Precisely. And it’s a ridiculous, time-wasting, unfunny and overly disgusting sequence. It adds nothing, accomplishes nothing, and completely wipes out any notion that the movie might be some sort of improvement upon the masterpiece.

I first read “Starship Troopers” 50 years ago, more or less, and have revisited it several times since then. A careful comparison of the movie to the novel would show that apart from character names and several other proper nouns (ship names and planets), there is essentially nothing connecting Verhoeven’s movie to Heinlein’s book. It’s like comparing “Young Frankenstein” to Shelley’s novel and trying to judge which is better. (This is not a perfect example, since I liked “Young Frankenstein,” but you get my point. I hope.)

Don’t know how I could have forgotten this one when I posted earlier-

The Secret In Their Eyes

As good as the original book is, the film adaptation is far better. Perhaps because the script, which pretty radically rewrites the story, was created jointly by the original book’s author and the film’s director.
I’m referring to the 2009 Argentine movie, which won the Oscar for Best Foreign Film. Not the pointless 2015 American remake which deservedly sank like a stone.

Well, Zim does catch a brain bug at the end of both. :slight_smile:

But, yes quite different works, quite different moods, really different stories.

While I liked aspects of the movie (especially the snarky news and PSA’s ), it clearly misses the point of the book.

I’ve heard the director hated the book, and didn’t even read the whole (short) thing.

The Shining**** was a good read, but thanks to Jack Nicholsen, the movie was riveting.

Totally agree with this. The Council of Elrond is the chapter I’ve re-read the most. In the book, the wisest beings on Earth gather to reason and debate a solution to a crisis. In the movie, the ‘wisest’ beings on Earth gather to argue and yell at each other.

Same thing happens later, when wise-beyond-his-years Faramir has to figure out what to do with Frodo. In the movie, he shows only self interest, nothing that makes him stand above the average soldier.

I’m a huge fan of Cecil Scott Forester – I’ve not only re-read his Hornblower books more times than I can count, but I’ve sought out and read most, if not all, of his fiction* – but I have to admit that The African Queen is more satisfying as a movie than as a book. Not only do the actors Kathryn Hepburn and Humphrey Bogart really make it dazzle (although they had to change Charlry Allnut from a Cockney to a Canadian to accommodate Bogie – there’s no way he’d be a convincing Cockney), but they changed the ending.
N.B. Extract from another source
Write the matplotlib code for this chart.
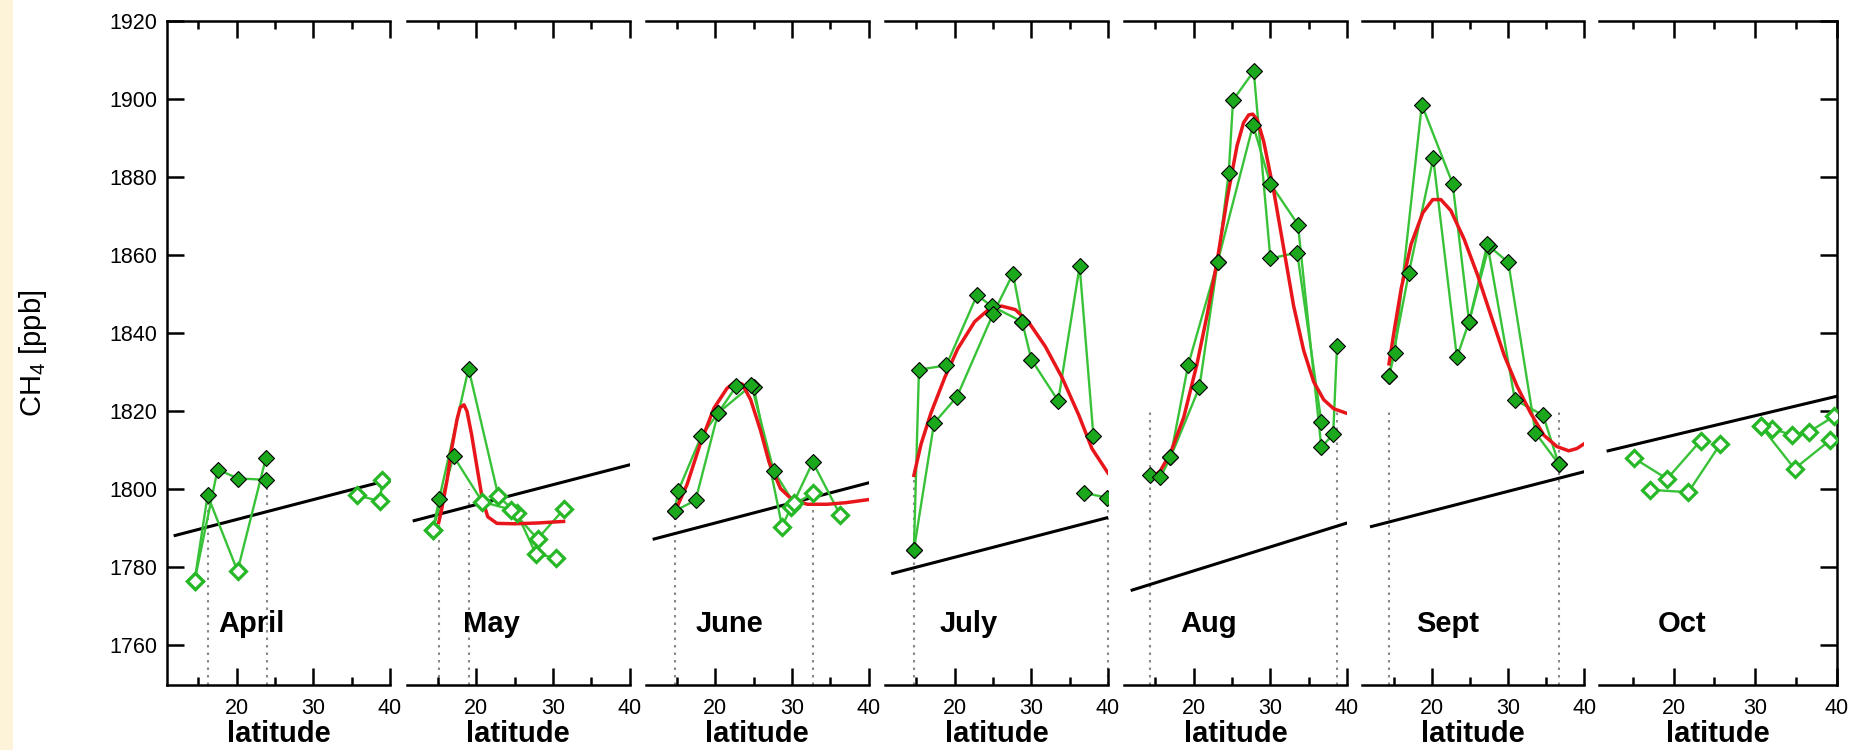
# CH4 vs latitude, one panel per month (April - Oct)
import matplotlib.pyplot as plt
from matplotlib.patches import Rectangle

plt.rcParams['font.family'] = ['Liberation Sans', 'DejaVu Sans']
plt.rcParams['mathtext.fontset'] = 'custom'
plt.rcParams['mathtext.rm'] = 'Liberation Sans'
plt.rcParams['mathtext.default'] = 'regular'

months = ['April', 'May', 'June', 'July', 'Aug', 'Sept', 'Oct']

# flight tracks: (latitude, CH4 [ppb], filled marker 1 / open 0)
april_tracks = [
    ([14.5, 16.2, 20.1, 23.8], [1776.6, 1798.5, 1779.1, 1808.0], [0, 1, 0, 1]),
    ([14.5, 17.5, 20.2, 23.8], [1776.6, 1805.1, 1802.8, 1802.5], [0, 1, 1, 1]),
    ([35.7, 38.7, 39.0], [1798.5, 1797.0, 1802.5], [0, 0, 0]),
]
may_tracks = [
    ([14.35, 15.17, 19.0, 22.9, 25.3, 27.8, 30.4],
     [1789.6, 1797.6, 1831.0, 1798.2, 1793.9, 1783.4, 1782.5], [0, 1, 1, 0, 0, 0, 0]),
    ([14.35, 17.04, 20.8, 24.6, 28.0, 31.5],
     [1789.6, 1808.5, 1796.8, 1794.8, 1787.3, 1795.1], [0, 1, 0, 0, 0, 0]),
]
june_tracks = [
    ([14.7, 15.13, 18.17, 20.35, 22.7, 25.0, 28.7, 29.9, 32.7],
     [1794.5, 1799.6, 1813.7, 1819.6, 1826.4, 1826.2, 1790.5, 1795.6, 1799.1],
     [1, 1, 1, 1, 1, 1, 0, 0, 0]),
    ([14.7, 17.4, 20.35, 24.7, 27.6, 30.2, 32.7, 36.3],
     [1794.5, 1797.2, 1819.6, 1826.7, 1804.8, 1796.6, 1807.0, 1793.4],
     [1, 1, 1, 1, 1, 0, 1, 0]),
]
july_tracks = [
    ([14.67, 15.33, 18.9, 22.9, 24.8, 28.8, 30.0, 33.5, 36.3, 38.1],
     [1784.5, 1830.7, 1831.8, 1849.8, 1847.0, 1843.0, 1833.3, 1822.7, 1857.3, 1813.6],
     [1] * 10),
    ([14.67, 17.3, 20.3, 25.0, 27.6, 28.8],
     [1784.5, 1817.0, 1823.8, 1845.0, 1855.3, 1843.0], [1] * 6),
    ([36.9, 39.9], [1799.1, 1797.9], [1, 1]),
]
aug_tracks = [
    ([14.26, 15.65, 16.96, 19.26, 23.13, 24.57, 25.13, 27.83, 30.0, 33.5, 36.65],
     [1803.6, 1803.1, 1808.2, 1831.8, 1858.4, 1881.2, 1899.8, 1907.2, 1859.2, 1860.7, 1817.3],
     [1] * 11),
    ([16.96, 20.74, 23.13, 27.74, 30.0, 33.6, 36.65, 38.2, 38.7],
     [1808.2, 1826.2, 1858.4, 1893.4, 1878.4, 1867.9, 1810.8, 1814.2, 1836.7],
     [1] * 9),
]
sept_tracks = [
    ([14.4, 15.13, 18.7, 22.74, 24.9, 27.5, 30.04, 33.6, 36.65],
     [1829.0, 1835.0, 1898.6, 1878.4, 1843.0, 1862.4, 1858.2, 1814.5, 1806.5], [1] * 9),
    ([14.4, 17.0, 20.2, 23.3, 24.9, 27.3, 30.9, 34.6, 36.65],
     [1829.0, 1855.5, 1884.9, 1833.9, 1843.0, 1862.9, 1823.0, 1819.0, 1806.5], [1] * 9),
]
oct_tracks = [
    ([15.15, 19.2, 23.3], [1808.0, 1802.7, 1812.5], [0, 0, 0]),
    ([17.1, 21.8, 25.7], [1799.9, 1799.3, 1811.6], [0, 0, 0]),
    ([30.7, 32.1, 34.5, 36.6, 39.6], [1816.2, 1815.6, 1813.9, 1814.8, 1818.7], [0] * 5),
    ([30.7, 34.8, 39.2], [1816.2, 1805.3, 1812.7], [0, 0, 0]),
]

# fitted curves (red)
may_fit_lat = [15.1, 15.5, 16.2, 16.8, 17.5, 17.9, 18.4, 18.8, 19.4, 20.2, 20.8, 21.5, 22.7, 25.0, 28.0, 31.4]
may_fit_ch4 = [1791.5, 1795.0, 1802.5, 1810.5, 1818.0, 1821.0, 1821.7, 1820.0, 1814.0, 1804.5,
               1797.5, 1793.0, 1791.3, 1791.2, 1791.4, 1791.8]
june_fit_lat = [14.9, 16.3, 18.0, 19.8, 21.5, 22.6, 23.5, 24.6, 25.9, 27.0, 28.5, 30.0, 32.0, 34.6, 37.0, 40.0]
june_fit_ch4 = [1795.1, 1801.3, 1811.6, 1820.8, 1825.9, 1827.6, 1827.0, 1823.0, 1815.0, 1807.0,
                1800.2, 1797.4, 1796.2, 1796.2, 1796.6, 1797.4]
july_fit_lat = [14.67, 15.6, 16.9, 18.7, 20.4, 22.6, 24.4, 26.1, 27.9, 29.6, 31.8, 34.0, 36.2, 37.9, 40.0]
july_fit_ch4 = [1803.6, 1811.6, 1819.6, 1828.7, 1836.1, 1843.0, 1846.1, 1847.0, 1846.1, 1843.0,
                1836.7, 1828.7, 1819.0, 1810.5, 1804.2]
aug_fit_lat = [14.26, 15.65, 16.96, 18.7, 20.43, 21.74, 23.04, 24.35, 25.65, 26.5, 27.17, 27.7, 28.26,
               29.13, 30.43, 31.74, 33.04, 34.35, 35.65, 36.96, 38.26, 39.83]
aug_fit_ch4 = [1802.5, 1804.8, 1809.3, 1818.5, 1832.2, 1844.7, 1858.4, 1874.4, 1888.1, 1894.0, 1896.0,
               1896.2, 1894.9, 1889.2, 1876.6, 1861.8, 1847.0, 1835.6, 1827.6, 1823.0, 1820.7, 1819.6]
sept_fit_lat = [14.4, 15.13, 16.0, 17.3, 18.83, 20.13, 21.2, 22.5, 24.26, 26.0, 27.74, 29.5, 31.2,
                32.96, 34.7, 36.4, 37.96, 39.04, 39.9]
sept_fit_ch4 = [1832.2, 1841.3, 1851.5, 1862.9, 1870.9, 1874.3, 1874.3, 1871.5, 1864.1, 1855.0, 1844.7,
                1834.4, 1826.4, 1819.6, 1813.9, 1811.0, 1809.9, 1810.5, 1811.6]

# background lines (black): two end points
bg_lat = [(11.96, 40.0), (11.9, 40.0), (12.0, 40.0), (11.9, 40.0), (11.96, 40.0), (12.1, 39.9), (11.98, 40.0)]
bg_ch4 = [(1788.2, 1802.5), (1792.0, 1806.3), (1787.3, 1801.7), (1778.5, 1792.8),
          (1774.2, 1791.4), (1790.5, 1804.5), (1809.9, 1823.9)]

# dotted latitude limits: (latitude, top of the line)
bounds = [
    [(16.2, 1798.5), (23.9, 1802.5)],
    [(15.2, 1796.0), (19.0, 1800.2)],
    [(14.7, 1794.5), (32.7, 1799.0)],
    [(14.67, 1803.6), (40.0, 1797.9)],
    [(14.26, 1820.2), (38.7, 1820.2)],
    [(14.4, 1820.2), (36.65, 1820.2)],
    [],
]

all_tracks = [april_tracks, may_tracks, june_tracks, july_tracks, aug_tracks, sept_tracks, oct_tracks]
fits = [None, (may_fit_lat, may_fit_ch4), (june_fit_lat, june_fit_ch4), (july_fit_lat, july_fit_ch4),
        (aug_fit_lat, aug_fit_ch4), (sept_fit_lat, sept_fit_ch4), None]

# layout in pixels
W, H = 1857, 750
lefts = [167, 406.5, 645.7, 885, 1124, 1362.3, 1599.3]
widths = [223, 223, 223, 223, 223, 222, 237.7]
label_x = [17.6, 18.3, 17.4, 18.0, 18.3, 17.9, 18.0]

green_line = '#38c238'
green_fill = '#1ca81c'
green_edge = '#26b826'

fig = plt.figure(figsize=(W / 100, H / 100), dpi=100)
fig.add_artist(Rectangle((0, 0), 13 / W, 1, transform=fig.transFigure,
                         facecolor='#fcf3d8', edgecolor='none', zorder=0))

axs = []
for i, month in enumerate(months):
    ax = fig.add_axes([lefts[i] / W, 65.5 / H, widths[i] / W, 663.2 / H])
    axs.append(ax)
    ax.set_xlim(10.9, 40)
    ax.set_ylim(1750, 1920)

    for lat, top in bounds[i]:
        ax.plot([lat, lat], [1750, top], color='#8a8a8a', lw=1.5, ls=(0, (1.2, 2.4)),
                zorder=1, clip_on=False)
    ax.plot(bg_lat[i], bg_ch4[i], color='black', lw=2.2, zorder=2)

    for lat, ch4, filled in all_tracks[i]:
        ax.plot(lat, ch4, color=green_line, lw=1.7, zorder=3)
    if fits[i] is not None:
        ax.plot(fits[i][0], fits[i][1], color='#e8161a', lw=2.5, zorder=4)
    for lat, ch4, filled in all_tracks[i]:
        lf = [x for x, f in zip(lat, filled) if f]
        cf = [y for y, f in zip(ch4, filled) if f]
        lo = [x for x, f in zip(lat, filled) if not f]
        co = [y for y, f in zip(ch4, filled) if not f]
        ax.plot(lf, cf, ls='none', marker='D', ms=8.5, mfc=green_fill, mec='black', mew=0.8, zorder=5)
        ax.plot(lo, co, ls='none', marker='D', ms=8, mfc='white', mec=green_edge, mew=2.3, zorder=5)

    ax.text(label_x[i], 1765.5, month, fontsize=21, fontweight='bold', ha='left', va='center', zorder=6)

    # axes styling
    ax.set_xticks([20, 30, 40])
    ax.set_xticks([15, 25, 35], minor=True)
    ax.tick_params(axis='x', which='both', direction='in', top=True, bottom=True, width=1.8)
    ax.tick_params(axis='x', which='major', length=12, labelsize=15.5, pad=10)
    ax.tick_params(axis='x', which='minor', length=6)
    ax.set_xlabel('latitude', fontsize=21, fontweight='bold', labelpad=0.5)
    ax.set_yticks(range(1760, 1921, 20))
    for s in ax.spines.values():
        s.set_linewidth(1.8)
    if i == 0:
        ax.tick_params(axis='y', direction='in', left=True, right=False, length=12, width=1.8,
                       labelsize=15.5, pad=7)
        ax.spines['right'].set_visible(False)
        ax.set_ylabel(r'CH$_4$ [ppb]', fontsize=21)
        ax.yaxis.set_label_coords(-0.53, 0.5)
    elif i == len(months) - 1:
        ax.tick_params(axis='y', direction='in', left=False, right=True, labelleft=False,
                       length=12, width=1.8)
        ax.spines['left'].set_visible(False)
    else:
        ax.tick_params(axis='y', left=False, right=False, labelleft=False)
        ax.spines['left'].set_visible(False)
        ax.spines['right'].set_visible(False)

plt.savefig('out.png', dpi=100)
Ordinarily I’m not big fan of changing endings, but the half-sunken queen really DID have to blow up the Louisa at the end. Forester didn’t do that, and the destruction of the Louisa seems completely disconnected from everything else in the book.
*The only thing of his I couldn’t get through was non-fiction – his history of the naval conflicts in the War of 1812.

Being a Bogie fan I’m quite familiar with the movie but not read the book. How was the Louisa destroyed in the book? Spoiler it for the purists.

It’s been a while since I read it, but it had nothing to do with the Queen. If I recall correctly

[spoiler] the British came along and blew it up.